Lent in Another Life

By this time, in another life, I should be looking forward to a long vacation either to our family farm in Mindoro or another beach location, just like everyone else in the country. Or more likely, I would opt to stay at my parent’s house to observe the Holy Week where we would have front and center view to the many rituals that make up the holiest week for the Catholics. Another life, of course is my life BNY – Before New York.

Predominantly Catholic, many public and private offices close on Maundy Thursday and Good Friday in observance of the culmination of the Lenten season. Many people start their exodus out of the city as early as Palm Sunday weekend but the mass of humanity would fill the bus terminals, airports and seaports all through the week. Often by the morning of Maundy Thursday, Manila and Makati would literally be a ghost town. And it would be my favorite time to drive when I would zip from Makati to Cavite City in 30 minutes.

There is so much in terms of memories related to Holy Week that I take with me to New York. There is the monotonous singing of the passion of Christ emanating from the PA system of the Catholic Church a block away. Its repetitive tune would eventually drown any other music in my head and then coupled by the intense heat wave that always descends onto the country on this particular week and the unpredictability of the electric power, the last thing in my head would probably be thoughts of holiness.

Good Friday begins with a procession of about 30 to 40 men and women with their faces covered and flogging their own backs with tiles attached to a whip until their backs bled. This would often pass by the front of my parent's house where I would watch it from my bedroom window ont he second floor because I am too squeamish. Towards the back of the procession, three crosses or more are dragged on the concrete streets by robed men with covered faces. There were many stories why people self-flagellate, often for religious reasons, others as a ‘panata’ or a pledge made after a prayer is answered – often the recuperation of a very sick loved one.

By noon, there would be a staging of the last hours of Christ and culminating at three o’clock in the afternoon with his crucifixion. There was a year when our town had a grand theater presentation of the Passion of Christ and many of the main characters were played by the people in the neighborhood. To cool off from the searing weather, my family had sat by the front porch praying more for a breeze than anything else when a motorcycle rolled in front of our house and the driver, a costumed bearded actor, presumably Christ inquired about the location of the local elementary school. About 2 minutes later after he drove off, a jeep with three men, costumed as Roman soldiers stopped in front of our house and asked the same question. We found it hilarious that both Christ and his captors had gotten lost on the way to the execution and we had become part of the general programme. A few minutes later they are reunited and they walked the street in front of our house again, this time in their role as persecutor and persecuted. It became even more hilarious when we found out later that children cried after Judas had hung himself on a tree (guilty reaction to turning his back on Jesus for the price of pieces of gold). Let me explain - the actor who played the part was the man who would play clown and do tricks for kids at birthday parties so imagine their horror seeing him ‘hang himself’ as Judas. In the evening, another procession of the dead Christ marched almost noiselessly down the street.

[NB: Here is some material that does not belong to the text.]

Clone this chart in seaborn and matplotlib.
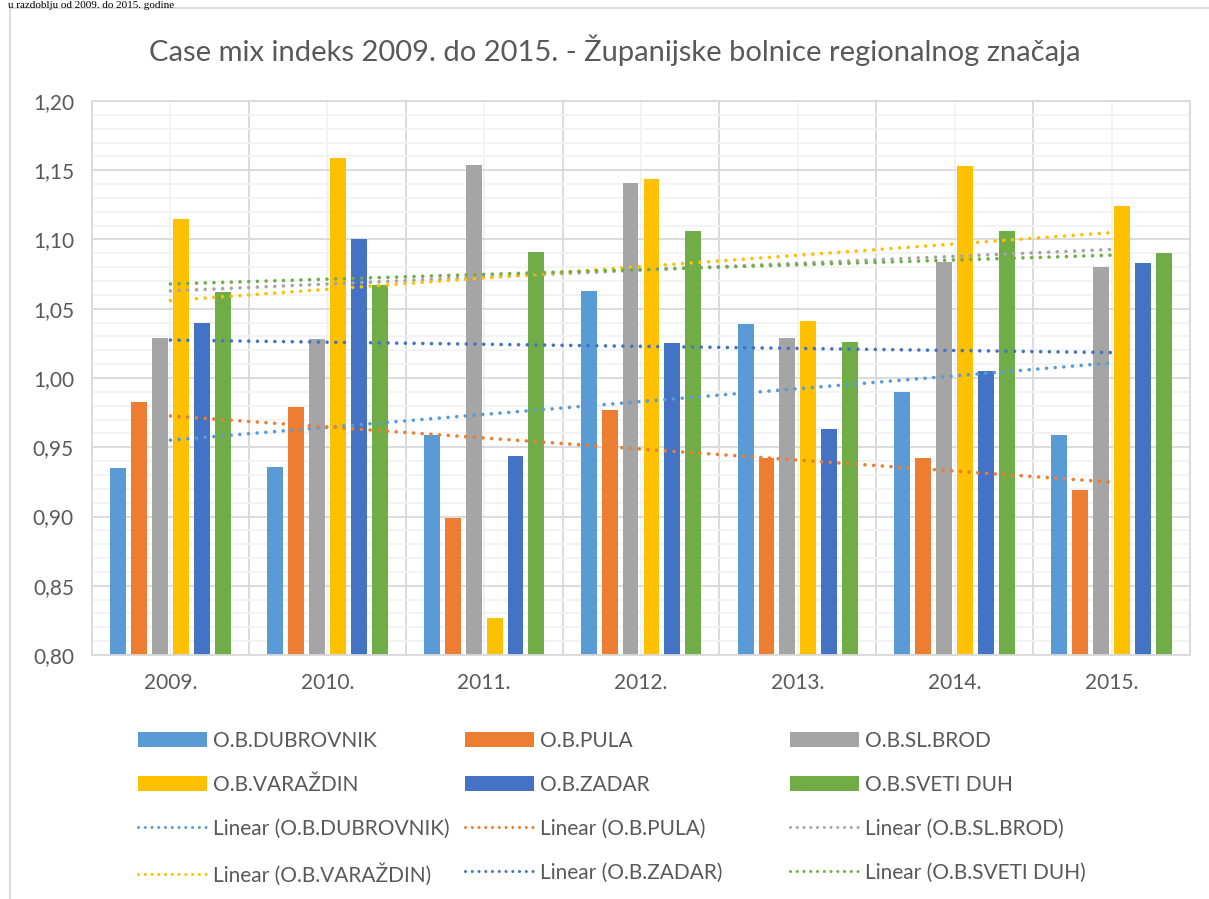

It is weird that because 81% of its population is Catholic, there is a general conclusion that everyone observes Lent. Aside from all offices closing its doors from Thursdays, the many malls that dot the country, movie theatres, all media – press, the radio and TV, are also shut down. If you landed from another country on Good Friday it wouldn’t be difficult to come to the conclusion that the city just had been annihilated by some nuclear catastrophe. So what do people do when there is literally nothing to do? We eat. Due to the hot weather, we made halo-halo, guinumis and sago gulaman. In Cavite City, we also have a one of kind kakanin that you can add to the sago gulaman and it looks like tiny broken pieces of cooked spaghetti. They call it chin-chao.

On Easter Sunday there is another procession called the ‘salubong’. Held before dawn, there are actually two processions -one with the statue of the mourning Mother Mary and another with the risen Christ. These two processions converge in one location where an angel (usually a child hung from a rope cherubically costumed) hovers over the mother and then removes her black veil to symbolize the end of her grieving and the end of Lent.

And so everything returns to normal when the mass of humanity floods back into the city. By Monday morning, traffic once again becomes an excruciating experience, people though relieved from a long weekend of gallivanting, sunburned and relaxed would be pleasant at work for a while and then like everything else, slides back to a normal mode of whining, complaining and backbiting. The television shows come back on with the dance numbers and the gag comedies and then of course, politicians start lying and corrupting again. So what was Lent observance for?

I am sure that once upon a time Lenten observance had much more meaning to it. Perhaps in some far off province it continues to be of religious significance but with the modernization of the urban areas, in my last years in the Philippines, Lent had just become an excuse for people to get off school or work and to take a vacation.

Another tradition lost to modern times but a chance to be with family.